2000-08-07-20:43:29 Nathan Wiger:
> > I'd rather have a filehandle stringify to
> > the filename instead.
>
> Great minds think alike. :-) I was actually going to add this to the new
> version of the open() RFC as a possible use of RFC 49's
> soon-to-be-renamed STRING method.
>
> Now I know I have at least I have one supporter! ;-)
Me too!
Long Ago and Far Away, when the world was much younger and the first
camel not yet published, I was a hard-core C programmer. I'd evolved
myself a helper library that did a great many things for me, one
major one of which I still haven't gotten with perl yet, maybe this
rewrite will make it possible.
One of the most valuable features was that the very large majority
of the helper routines I used, were simply wrappers around the
standard facilities, that didn't require any error checking: the
routine succeeded, or it printed a suitable error message and then
died. In the case of file handles, and error reporting for the calls
that manipulated them, I had a helper array that stashed a copy of
the information that was used to initialize the file handle. The
error message could then use the filename if it was known, and fall
back to a name like "stdin" or "stdout", or a phrase like "file
descriptor #n", if nothing more descriptive fit.

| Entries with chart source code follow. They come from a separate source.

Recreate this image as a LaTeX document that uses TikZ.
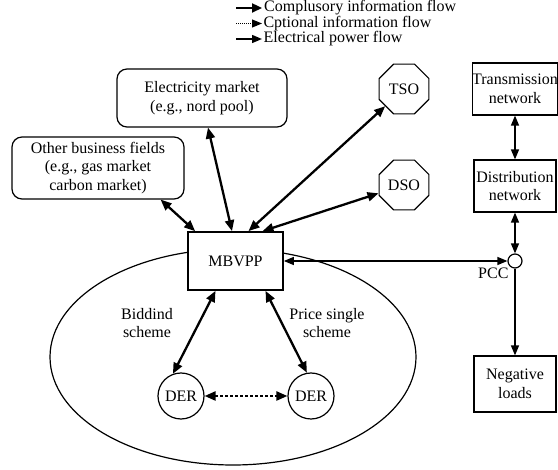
\documentclass[tikz,border=0pt]{standalone}
\usepackage{fontspec}
\setmainfont{Liberation Serif}
\usetikzlibrary{arrows.meta,shapes.geometric}

\begin{document}
\begin{tikzpicture}[x=1pt,y=-1pt,
    font=\rmfamily\fontsize{16}{18.5}\selectfont,
    box/.style={draw,line width=1.2pt,fill=white,align=center,inner sep=0pt},
    market/.style={box,rounded corners=10pt},
    octo/.style={draw,line width=1.1pt,fill=white,regular polygon,regular polygon sides=8,minimum size=54pt,inner sep=0pt},
    der/.style={draw,line width=1.2pt,fill=white,circle,minimum size=46pt,inner sep=0pt},
    info/.style={line width=2.3pt,{Triangle[length=11pt,width=9pt]}-{Triangle[length=11pt,width=9pt]}},
    power/.style={line width=1.4pt,{Triangle[length=10pt,width=8pt]}-{Triangle[length=10pt,width=8pt]}},
    powerto/.style={line width=1.4pt,-{Triangle[length=10pt,width=8pt]}}]
  \useasboundingbox (0,0) rectangle (558,470);
  \draw[line width=1.2pt] (233,357) ellipse [x radius=183,y radius=108];
  \node[box,line width=1.7pt,minimum width=95pt,minimum height=58pt] (mbvpp) at (235.5,261) {MBVPP};
  \node[market,minimum width=170pt,minimum height=58pt] (elec) at (202,98) {Electricity market\\(e.g., nord pool)};
  \node[market,minimum width=172pt,minimum height=62pt] (other) at (98,168) {Other business fields\\(e.g., gas market\\carbon market)};
  \node[octo] (tso) at (404,89) {TSO};
  \node[octo] (dso) at (404,185) {DSO};
  \node[box,minimum width=82pt,minimum height=52pt] (trans) at (515,89) {Transmission\\network};
  \node[box,minimum width=82pt,minimum height=52pt] (dist) at (515,186) {Distribution\\network};
  \node[box,minimum width=82pt,minimum height=56pt] (loads) at (515,384) {Negative\\loads};
  \node[draw,line width=1.2pt,fill=white,circle,minimum size=14pt,inner sep=0pt] (pcc) at (515,261) {};
  \node[anchor=north east,inner sep=1pt] (pcclabel) at (pcc.south west) {PCC};
  \node[der] (der1) at (181,396) {DER};
  \node[der] (der2) at (311,396) {DER};
  \node[align=center] (bid) at (147,323) {Biddind\\scheme};
  \node[align=center] (price) at (327,323) {Price single\\scheme};
  \draw[info] ([xshift=8pt]mbvpp.north west) -- ([xshift=-24pt]other.south east);
  \draw[info] ([xshift=-3.5pt]mbvpp.north) -- ([xshift=6pt]elec.south);
  \draw[info] ([xshift=13pt]mbvpp.north) -- (tso);
  \draw[info] ([xshift=27pt]mbvpp.north) -- (dso);
  \draw[info] ([xshift=-20pt]mbvpp.south) -- (der1.110);
  \draw[info] ([xshift=30pt]mbvpp.south) -- (der2.100);
  \draw[info,dash pattern=on 3pt off 2pt] (der1) -- (der2);
  \draw[power] (mbvpp) -- (pcc);
  \draw[power] (trans) -- (dist);
  \draw[power] (dist) -- (pcc);
  \draw[powerto] (pcc) -- (loads);
  \coordinate (leg1) at (236,8);
  \coordinate (leg2) at (236,23.5);
  \coordinate (leg3) at (236,39);
  \draw[line width=2.3pt,-{Triangle[length=10pt,width=9pt]}] (leg1) -- ++(26,0) node[right,inner sep=1pt] {Complusory information flow};
  \draw[line width=1pt,dash pattern=on 1pt off 1pt,-{Triangle[length=10pt,width=8pt]}] (leg2) -- ++(26,0) node[right,inner sep=1pt] {Cptional information flow};
  \draw[powerto] (leg3) -- ++(26,0) node[right,inner sep=1pt] {Electrical power flow};
\end{tikzpicture}
\end{document}
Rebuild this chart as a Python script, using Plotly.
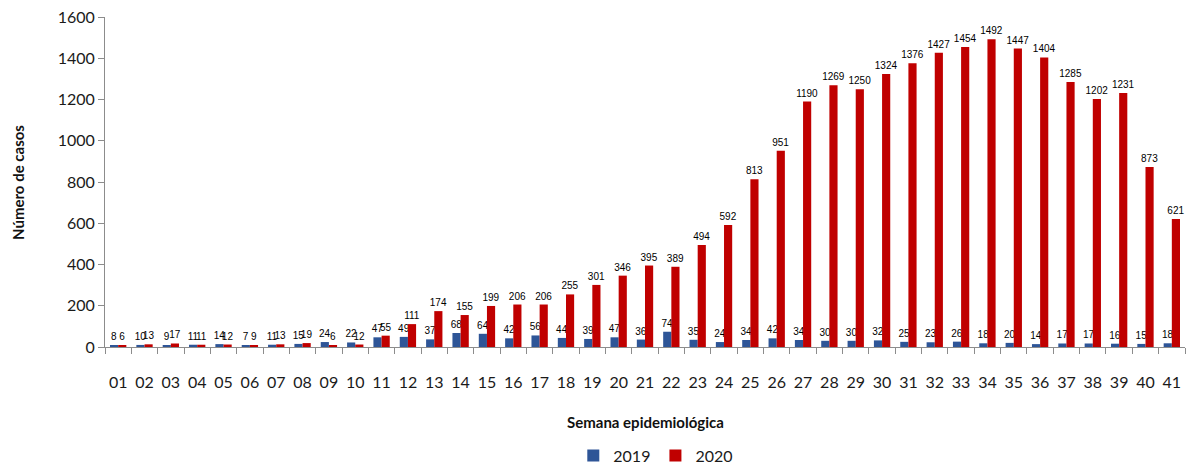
import plotly.graph_objects as go

# Semanas epidemiológicas 01-41
semanas = [f"{i:02d}" for i in range(1, 42)]

casos_2019 = [8, 10, 9, 11, 14, 7, 11, 15, 24, 22,
              47, 49, 37, 68, 64, 42, 56, 44, 39, 47,
              36, 74, 35, 24, 34, 42, 34, 30, 30, 32,
              25, 23, 26, 18, 20, 14, 17, 17, 16, 15, 18]

casos_2020 = [6, 13, 17, 11, 12, 9, 13, 19, 6, 12,
              55, 111, 174, 155, 199, 206, 206, 255, 301, 346,
              395, 389, 494, 592, 813, 951, 1190, 1269, 1250, 1324,
              1376, 1427, 1454, 1492, 1447, 1404, 1285, 1202, 1231, 873, 621]

azul = "#2E5597"
rojo = "#C00000"
lbl_font = dict(family="Liberation Sans, Arial", size=10, color="#000000")

fig = go.Figure()

fig.add_trace(go.Bar(
    x=semanas, y=casos_2019, name="2019",
    marker=dict(color=azul, line_width=0),
    text=casos_2019, textposition="outside", textfont=lbl_font,
    constraintext="none", cliponaxis=False,
))
fig.add_trace(go.Bar(
    x=semanas, y=casos_2020, name="2020",
    marker=dict(color=rojo, line_width=0),
    text=casos_2020, textposition="outside", textfont=lbl_font,
    constraintext="none", cliponaxis=False,
))

axis_font = dict(family="Lato, Open Sans, sans-serif", size=16, color="#1a1a1a")

# the capture comes out slightly squeezed vertically, so the figure is a bit taller
fig.update_layout(
    width=1189, height=476,
    margin=dict(l=105, r=4, t=17, b=122),
    paper_bgcolor="white", plot_bgcolor="white",
    barmode="group", bargap=0.38, bargroupgap=0,
    showlegend=True,
    legend=dict(orientation="h", x=0.51, xanchor="center", y=-0.329, yanchor="middle",
                font=dict(family="Lato, Open Sans, sans-serif", size=16, color="#1a1a1a"),
                itemwidth=30, traceorder="normal"),
    xaxis=dict(
        type="category", showgrid=False, showline=True, linecolor="#8c8c8c", linewidth=1,
        ticks="outside", tickson="boundaries", ticklen=6, tickcolor="#8c8c8c",
        tickfont=axis_font, ticklabelstandoff=21, tickangle=0, automargin=False,
    ),
    yaxis=dict(
        range=[0, 1600], dtick=200, showgrid=False, showline=True,
        linecolor="#8c8c8c", linewidth=1, ticks="outside", ticklen=6,
        tickcolor="#8c8c8c", tickfont=axis_font, zeroline=False, automargin=False,
    ),
    annotations=[
        dict(text="<b>Semana epidemiológica</b>", xref="paper", yref="paper",
             x=0.5, y=-0.2285, xanchor="center", yanchor="middle", showarrow=False,
             font=dict(family="Lato, Open Sans, sans-serif", size=15, color="#111111")),
        dict(text="<b>Número de casos</b>", xref="paper", yref="paper",
             x=-0.0806, y=0.5, xanchor="center", yanchor="middle", showarrow=False,
             textangle=-90,
             font=dict(family="Lato, Open Sans, sans-serif", size=15, color="#111111")),
    ],
)

# pin the figure to the window corner so the page never scrolls
pin = (
    "document.body.style.margin='0';"
    "var d=document.getElementById('{plot_id}');"
    "d.style.position='fixed';d.style.top='0';d.style.left='0';"
)
fig.write_html("out.html", post_script=pin, config={"displayModeBar": False})
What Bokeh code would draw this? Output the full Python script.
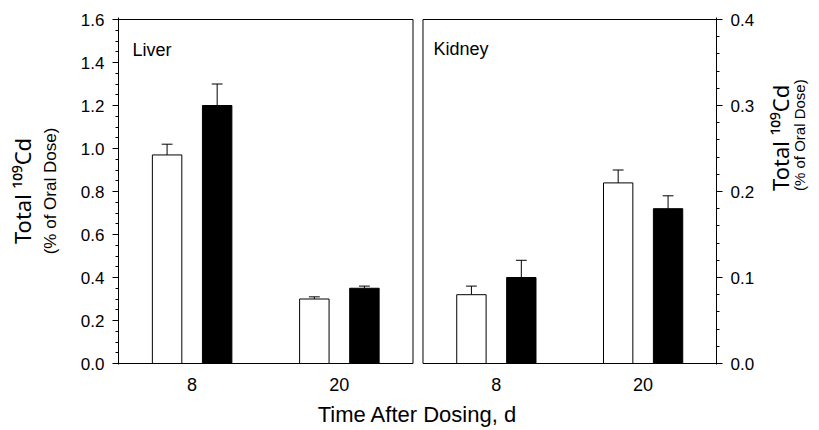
import math
import numpy as np
from bokeh.plotting import figure
from bokeh.models import (Range1d, LinearAxis, FixedTicker, SingleIntervalTicker,
                          NumeralTickFormatter, Label)
from bokeh.embed import file_html
from bokeh.resources import INLINE

# ---------------- data ----------------
days = ["8", "20"]
liver_open = [0.97, 0.30]
liver_open_err = [0.05, 0.01]
liver_filled = [1.20, 0.35]
liver_filled_err = [0.10, 0.01]
kidney_open = [0.08, 0.21]
kidney_open_err = [0.01, 0.015]
kidney_filled = [0.10, 0.18]
kidney_filled_err = [0.02, 0.015]
liver_max = 1.6
kidney_max = 0.4
title_main = "Total \u00b9\u2070\u2079Cd"
title_sub = "(% of Oral Dose)"
x_title = "Time After Dosing, d"

# ---------------- layout ----------------
W, H = 819, 430
FL, FR, FT, FB = 118, 717, 17, 364          # frame edges (canvas px)
LP = (118, 413)                              # liver panel px
RP = (423, 717)                              # kidney panel px
Y0, YT = 363, 19                             # px of 0 and of axis max
FONT = "Liberation Sans"
TFONT = "Noto Sans"

lx = (LP[1] - LP[0]) / 2.0
rx = (RP[1] - RP[0]) / 2.0
py = (Y0 - YT) / liver_max
ky = (Y0 - YT) / kidney_max

x_range = Range1d(-0.5, -0.5 + (FR - FL) / lx)
y_range = Range1d(-(FB - Y0) / py, liver_max + (YT - FT) / py)
kx_range = Range1d(-0.5 - (RP[0] - FL) / rx, 1.5 + (FR - RP[1]) / rx)
ky_range = Range1d(-(FB - Y0) / ky, kidney_max + (YT - FT) / ky)

p = figure(width=W, height=H, x_range=x_range, y_range=y_range,
           output_backend="svg", toolbar_location=None,
           min_border_left=FL, min_border_right=W - FR,
           min_border_top=FT, min_border_bottom=H - FB)
p.extra_x_ranges = {"kidney": kx_range}
p.extra_y_ranges = {"kidney": ky_range}
p.outline_line_color = None
p.xgrid.visible = False
p.ygrid.visible = False
p.background_fill_color = "white"
p.border_fill_color = "white"

# ---------------- bars ----------------
idx = np.arange(len(days))
off, bw, cw = 0.17, 0.2, 0.037

def bars(vals, errs, xoff, fill, rname=None):
    kw = {}
    if rname:
        kw = dict(x_range_name=rname, y_range_name=rname)
    xs = idx + xoff
    vals = np.array(vals)
    tops = vals + np.array(errs)
    p.segment(x0=xs, y0=vals, x1=xs, y1=tops, line_color="black", line_width=1, **kw)
    p.segment(x0=xs - cw, y0=tops, x1=xs + cw, y1=tops, line_color="black", line_width=1, **kw)
    p.vbar(x=xs, top=vals, bottom=0, width=bw, fill_color=fill,
           line_color="black", line_width=1, **kw)

bars(liver_open, liver_open_err, -off, "white")
bars(liver_filled, liver_filled_err, off, "black")
bars(kidney_open, kidney_open_err, -off, "white", "kidney")
bars(kidney_filled, kidney_filled_err, off, "black", "kidney")

# panel boxes
p.quad(left=-0.5, right=1.5, bottom=0, top=liver_max, fill_color=None,
       line_color="black", line_width=1)
p.quad(left=-0.5, right=1.5, bottom=0, top=kidney_max, fill_color=None,
       line_color="black", line_width=1, x_range_name="kidney", y_range_name="kidney")

# ---------------- axes ----------------
def style_label(ax, text, size, standoff, orient=None, font=FONT):
    ax.axis_label = text
    ax.axis_label_text_font = font
    ax.axis_label_text_font_size = size
    ax.axis_label_text_font_style = "normal"
    ax.axis_label_text_color = "black"
    ax.axis_label_standoff = standoff
    if orient is not None and "axis_label_orientation" in ax.properties():
        ax.axis_label_orientation = orient

def blank_axis(ax):
    ax.ticker = FixedTicker(ticks=[])
    ax.axis_line_color = None
    ax.major_tick_line_color = None
    ax.minor_tick_line_color = None
    ax.major_tick_out = 0
    ax.minor_tick_out = 0
    ax.major_label_text_font_size = "0px"
    ax.major_label_standoff = 0

ya = p.yaxis[0]
ya.ticker = SingleIntervalTicker(interval=0.2, num_minor_ticks=4)
ya.formatter = NumeralTickFormatter(format="0.0")

ra = LinearAxis(y_range_name="kidney")
ra.ticker = SingleIntervalTicker(interval=0.1, num_minor_ticks=5)
ra.formatter = NumeralTickFormatter(format="0.0")
p.add_layout(ra, "right")

for ax in (ya, ra):
    ax.major_tick_in = 0
    ax.major_tick_out = 6
    ax.minor_tick_in = 0
    ax.minor_tick_out = 3
    ax.axis_line_color = "black"
    ax.major_tick_line_color = "black"
    ax.minor_tick_line_color = "black"
    ax.major_label_text_font = FONT
    ax.major_label_text_font_size = "17px"
    ax.major_label_text_color = "black"
ya.major_label_standoff = 8
ra.major_label_standoff = 8

# left: sub title next to ticks, main title further out
style_label(ya, title_sub, "17px", 18)
la2 = LinearAxis()
blank_axis(la2)
style_label(la2, title_main, "22px", 1, font=TFONT)
p.add_layout(la2, "left")

# right: main title next to ticks, sub title further out (both read upward)
style_label(ra, title_main, "22px", 23, math.pi / 2, font=TFONT)
ra2 = LinearAxis(y_range_name="kidney")
blank_axis(ra2)
style_label(ra2, title_sub, "15px", -14, math.pi / 2)
p.add_layout(ra2, "right")

# bottom axis: categories of both panels, expressed on the liver x scale
kid_pos = [round(-0.5 + (RP[0] + (i + 0.5) * rx - FL) / lx, 4) for i in idx]
liv_pos = [float(i) for i in idx]
ticks = liv_pos + kid_pos
labels = days + days
xa = p.xaxis[0]
xa.ticker = FixedTicker(ticks=ticks)
ov = {}
for t, l in zip(ticks, labels):
    ov[t] = l
    ov[str(t)] = l
xa.major_label_overrides = ov
xa.axis_line_color = None
xa.major_tick_out = 0
xa.major_tick_in = 0
xa.minor_tick_line_color = None
xa.major_label_standoff = 13
xa.major_label_text_font = FONT
xa.major_label_text_font_size = "18px"
xa.major_label_text_color = "black"
style_label(xa, x_title, "22px", 8)

# ---------------- panel names ----------------
def lab(text, cx, cy, size):
    p.add_layout(Label(x=cx - FL, y=FB - cy, x_units="screen", y_units="screen",
                       text=text, text_align="left",
                       text_baseline="alphabetic", text_font=FONT,
                       text_font_size=size, text_color="black"))

lab("Liver", 132, 49, "18px")
lab("Kidney", 433, 48, "18px")

open("out.html", "w").write(file_html(p, INLINE))
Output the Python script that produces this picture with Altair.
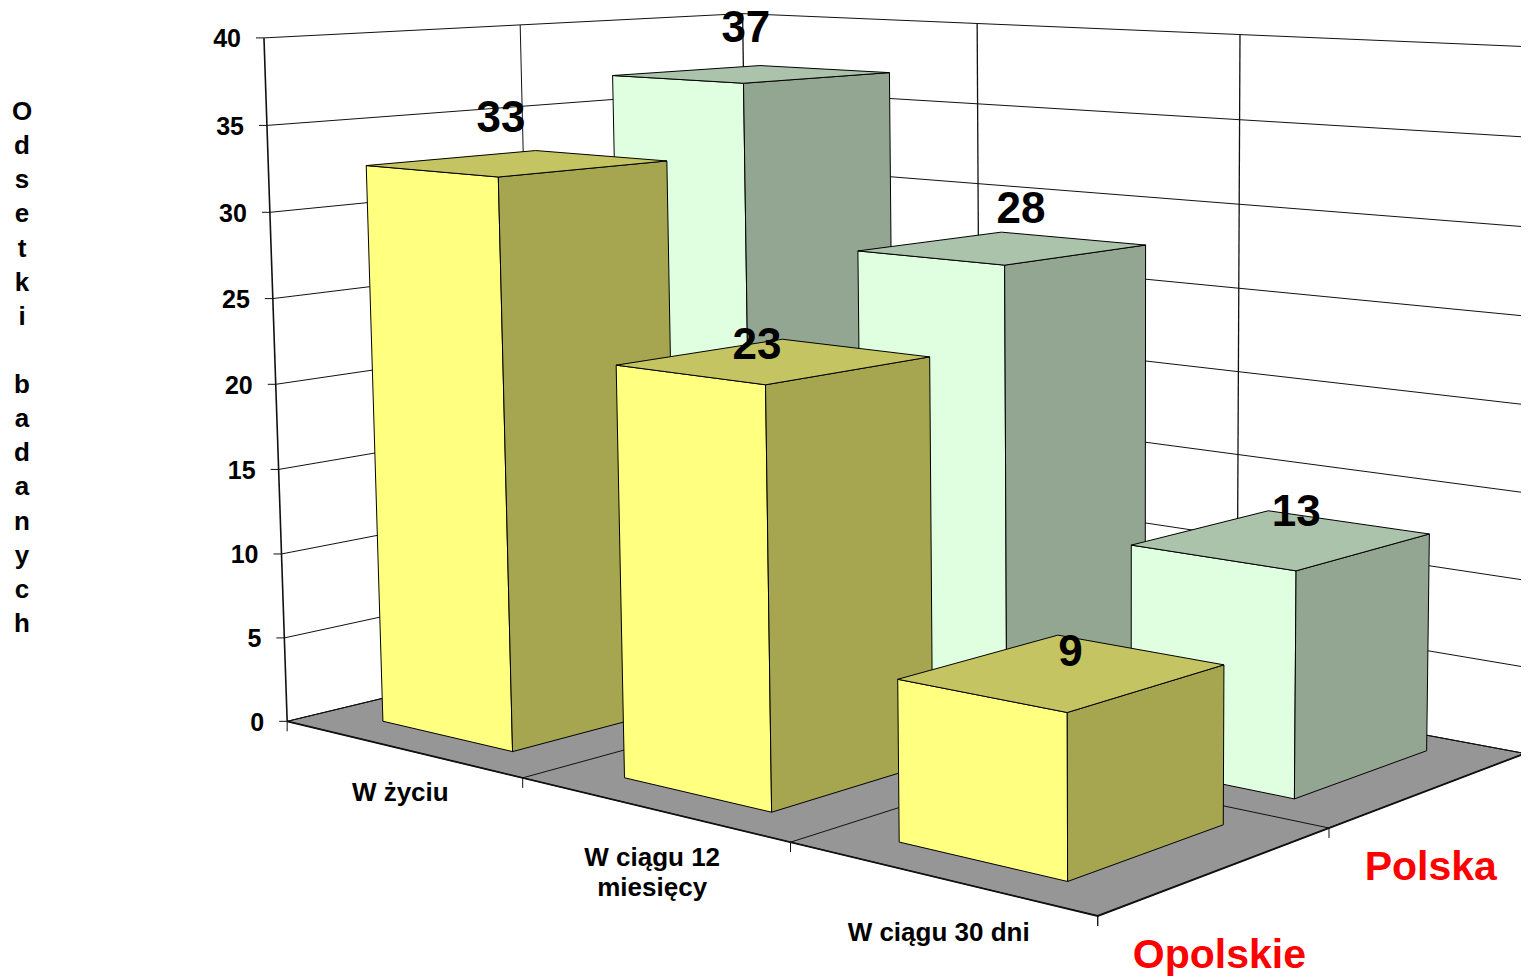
import numpy as np
import pandas as pd
import altair as alt

categories = ["W życiu", "W ciągu 12\nmiesięcy", "W ciągu 30 dni"]
series = ["Opolskie", "Polska"]
opolskie = [32.7, 23.0, 8.6]
polska = [36.9, 27.5, 12.55]
ticks = [0, 5, 10, 15, 20, 25, 30, 35, 40]
axis_title = "Odsetki badanych"

# perspective camera: world (category, series, value) -> page pixel
P = np.array([[204.012308, 287.736477, -0.758924, 287.169922],
              [9.665982, -10.8156, -17.110872, 721.313028],
              [-0.060283, 0.073969, -0.000678, 1.0]])

def project(X, Y, Z):
    h = P @ np.array([X, Y, Z, 1.0])
    return float(h[0]/h[2]), float(h[1]/h[2])

X_LEFT, X_RIGHT, Y_FRONT, Y_BACK = 0.216, 0.768, 0.18, 0.848
SHADES = {
    "Opolskie": ("#FFFF80", "#A6A650", "#C4C462"),
    "Polska": ("#E0FFE0", "#93A692", "#ABC2AB"),
}

rows = []
def poly(pid, color, pts):
    pts = list(pts) + [pts[0]]
    for i, p in enumerate(pts):
        x, y = project(*p)
        rows.append(dict(p=pid, c=color, i=i, x=x, y=y))

for s, vals in [(1, polska), (0, opolskie)]:
    for c, v in enumerate(vals):
        X0, X1, Y0, Y1 = c+X_LEFT, c+X_RIGHT, s+Y_FRONT, s+Y_BACK
        front, side, top = SHADES[series[s]]
        poly(f"{s}{c}f", front, [(X0,Y0,0),(X1,Y0,0),(X1,Y0,v),(X0,Y0,v)])
        poly(f"{s}{c}s", side, [(X1,Y0,0),(X1,Y1,0),(X1,Y1,v),(X1,Y0,v)])
        poly(f"{s}{c}t", top, [(X0,Y0,v),(X1,Y0,v),(X1,Y1,v),(X0,Y1,v)])
bars = pd.DataFrame(rows)

rows = []
poly("floor", "#969696", [(0,0,0),(3,0,0),(3,2,0),(0,2,0)])
floor = pd.DataFrame(rows)

lrows = []
def line(pid, pts, dx=0, dy=0, w=1.0):
    for i, p in enumerate(pts):
        x, y = project(*p)
        lrows.append(dict(p=pid, i=i, w=w, x=x+dx*(i>0), y=y+dy*(i>0)))
for z in ticks:
    line(f"g{z}", [(0,0,z),(0,2,z),(3,2,z)])
    line(f"t{z}", [(0,0,z),(0,0,z)], dx=-8)
line("v0", [(0,0,0),(0,0,40)], w=1.6)
line("v1", [(0,1,0),(0,1,40)])
for c in range(4):
    line(f"w{c}", [(c,2,0),(c,2,40)], w=1.3)
line("f0", [(0,0,0),(3,0,0),(3,2,0)], w=1.8)
for c in (1,2):
    line(f"fx{c}", [(c,0,0),(c,2,0)])
line("fy", [(0,1,0),(3,1,0)])
for c in range(4):
    line(f"tx{c}", [(c,0,0),(c,0,0)], dy=10)
for s in range(3):
    line(f"ty{s}", [(3,s,0),(3,s,0)], dy=10)
lines = pd.DataFrame(lrows)

# text placement relative to the projected anchor, in pixels
VALUE_NUDGE = {(0,0):(-15,-40), (0,1):(-16,-16), (0,2):(9,-13),
               (1,0):(-5,-44), (1,1):(19,-30), (1,2):(15,-19.5)}
val_rows = []
for s, vals in enumerate([opolskie, polska]):
    for c, v in enumerate(vals):
        x, y = project(c+0.5, s+0.5, round(v))
        nx, ny = VALUE_NUDGE[(s, c)]
        val_rows.append(dict(x=x+nx, y=y+ny, t=str(round(v))))
val_df = pd.DataFrame(val_rows)

tick_df = pd.DataFrame([dict(x=project(0,0,z)[0], y=project(0,0,z)[1], t=str(z)) for z in ticks])

CAT_NUDGE = [(-1, 31), (0, 36), (0, 42)]
cat_df = pd.DataFrame([dict(x=project(c+0.5,0,0)[0]+CAT_NUDGE[c][0], y=project(c+0.5,0,0)[1]+CAT_NUDGE[c][1], t=t)
                       for c, t in enumerate(categories)])
SER_NUDGE = [(1, 86), (0, 79)]
ser_df = pd.DataFrame([dict(x=project(3,s+0.5,0)[0]+SER_NUDGE[s][0], y=project(3,s+0.5,0)[1]+SER_NUDGE[s][1], t=t)
                       for s, t in enumerate(series)])
title_df = pd.DataFrame([dict(t=ch, x=22, y=120+34.13*i) for i, ch in enumerate(axis_title) if ch != " "])

FONT = "Liberation Sans"
ex = alt.X("x:Q", scale=alt.Scale(domain=[8,1521], nice=False, zero=False), axis=None)
ey = alt.Y("y:Q", scale=alt.Scale(domain=[976,8], nice=False, zero=False), axis=None)

def polys(df):
    return alt.Chart(df).mark_line(stroke="black", strokeWidth=1).encode(
        x=ex, y=ey, detail="p:N", order="i:Q", fill=alt.Fill("c:N", scale=None))

chart = alt.layer(
    polys(floor),
    alt.Chart(lines).mark_line(stroke="#111111").encode(
        x=ex, y=ey, detail="p:N", order="i:Q", strokeWidth=alt.StrokeWidth("w:Q", scale=None)),
    polys(bars),
    alt.Chart(val_df).mark_text(font=FONT, fontWeight="bold", fontSize=44, color="black").encode(x=ex, y=ey, text="t:N"),
    alt.Chart(tick_df).mark_text(font=FONT, fontWeight="bold", fontSize=25, align="right", dx=-23, dy=1.5, color="black").encode(x=ex, y=ey, text="t:N"),
    alt.Chart(cat_df).mark_text(font=FONT, fontWeight="bold", fontSize=26, lineBreak="\n", lineHeight=30, baseline="top", color="black").encode(x=ex, y=ey, text="t:N"),
    alt.Chart(ser_df).mark_text(font=FONT, fontWeight="bold", fontSize=41, color="#FF0000").encode(x=ex, y=ey, text="t:N"),
    alt.Chart(title_df).mark_text(font=FONT, fontWeight="bold", fontSize=26, baseline="alphabetic", color="black").encode(x=ex, y=ey, text="t:N"),
).properties(width=1513, height=968, padding=0, autosize=alt.AutoSizeParams(type="none")).configure_view(stroke=None)

chart.save("out.html", embed_options={"renderer": "svg", "actions": False})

The one language (or is it implementation?) feature I'm going to
be pushing for the hardest, will be to guarantee that _every_
builtin that can return an error, can be wrapped, most especially
and noteably "print". Once they can all be wrapped, finishing
up Fatal.pm so it's actually convenient and useful won't be too
traumatic a project, and I'll breathe a big sigh of relief when I
can just add "use Fatal qw(:all);" to the top of all my perl scripts
and forever more ditch all the " or die ..." clauses.
So back to the topic here, arranging for the best practical
description of the origins of the filehandle, for error-message
purposes, to be made available as the stringification of the
filehandle object, would be very, very handy indeed.